▶ **Requirements**: The lines below are to be quoted exactly, from the first through the one that contains "80, 90, 100]".
* begin *
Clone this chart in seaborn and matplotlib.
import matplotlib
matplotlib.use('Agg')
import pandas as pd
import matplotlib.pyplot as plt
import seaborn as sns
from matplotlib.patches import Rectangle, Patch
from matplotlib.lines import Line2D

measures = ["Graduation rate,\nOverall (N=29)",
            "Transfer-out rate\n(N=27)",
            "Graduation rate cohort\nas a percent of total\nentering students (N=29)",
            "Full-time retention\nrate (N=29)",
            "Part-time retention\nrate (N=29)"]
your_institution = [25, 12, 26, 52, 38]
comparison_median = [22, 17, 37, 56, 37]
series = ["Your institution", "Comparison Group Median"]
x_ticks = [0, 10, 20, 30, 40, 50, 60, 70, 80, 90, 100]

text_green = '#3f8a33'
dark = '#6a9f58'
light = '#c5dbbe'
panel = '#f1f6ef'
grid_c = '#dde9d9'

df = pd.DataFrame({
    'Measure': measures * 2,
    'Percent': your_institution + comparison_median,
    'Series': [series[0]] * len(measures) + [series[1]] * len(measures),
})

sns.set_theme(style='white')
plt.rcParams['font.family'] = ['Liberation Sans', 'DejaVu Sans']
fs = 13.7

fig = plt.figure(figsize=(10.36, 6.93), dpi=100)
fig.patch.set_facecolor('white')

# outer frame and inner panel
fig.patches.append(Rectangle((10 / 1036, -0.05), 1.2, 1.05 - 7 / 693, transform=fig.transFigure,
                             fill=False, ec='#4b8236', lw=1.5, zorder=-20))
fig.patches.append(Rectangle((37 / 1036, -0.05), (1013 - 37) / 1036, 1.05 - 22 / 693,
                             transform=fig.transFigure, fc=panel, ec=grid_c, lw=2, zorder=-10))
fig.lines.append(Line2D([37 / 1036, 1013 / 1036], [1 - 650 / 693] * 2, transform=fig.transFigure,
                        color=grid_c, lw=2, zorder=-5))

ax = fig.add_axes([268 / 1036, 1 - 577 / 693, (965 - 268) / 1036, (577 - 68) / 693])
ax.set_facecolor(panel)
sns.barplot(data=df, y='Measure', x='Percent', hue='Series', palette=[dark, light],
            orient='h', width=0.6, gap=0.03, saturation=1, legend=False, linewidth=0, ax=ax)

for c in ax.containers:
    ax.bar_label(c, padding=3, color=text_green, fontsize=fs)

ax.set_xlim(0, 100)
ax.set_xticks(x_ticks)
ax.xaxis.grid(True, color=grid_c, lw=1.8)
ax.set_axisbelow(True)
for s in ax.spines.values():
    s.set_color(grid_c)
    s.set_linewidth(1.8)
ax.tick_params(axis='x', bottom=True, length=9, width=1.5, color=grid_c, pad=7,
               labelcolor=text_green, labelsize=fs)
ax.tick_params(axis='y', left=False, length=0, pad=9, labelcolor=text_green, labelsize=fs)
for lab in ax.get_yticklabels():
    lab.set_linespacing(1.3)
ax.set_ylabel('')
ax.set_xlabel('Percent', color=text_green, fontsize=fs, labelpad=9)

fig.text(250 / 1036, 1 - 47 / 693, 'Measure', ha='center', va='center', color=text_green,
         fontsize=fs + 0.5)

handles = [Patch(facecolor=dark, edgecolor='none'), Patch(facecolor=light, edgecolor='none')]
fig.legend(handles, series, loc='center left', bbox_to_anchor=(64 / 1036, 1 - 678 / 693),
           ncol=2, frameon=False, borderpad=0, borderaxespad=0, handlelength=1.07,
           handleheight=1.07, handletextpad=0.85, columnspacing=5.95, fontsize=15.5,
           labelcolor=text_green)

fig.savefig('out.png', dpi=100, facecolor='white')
* end *
▶ **Result of this task**:
Clone this chart in seaborn and matplotlib.
import matplotlib
matplotlib.use('Agg')
import pandas as pd
import matplotlib.pyplot as plt
import seaborn as sns
from matplotlib.patches import Rectangle, Patch
from matplotlib.lines import Line2D

measures = ["Graduation rate,\nOverall (N=29)",
            "Transfer-out rate\n(N=27)",
            "Graduation rate cohort\nas a percent of total\nentering students (N=29)",
            "Full-time retention\nrate (N=29)",
            "Part-time retention\nrate (N=29)"]
your_institution = [25, 12, 26, 52, 38]
comparison_median = [22, 17, 37, 56, 37]
series = ["Your institution", "Comparison Group Median"]
x_ticks = [0, 10, 20, 30, 40, 50, 60, 70, 80, 90, 100]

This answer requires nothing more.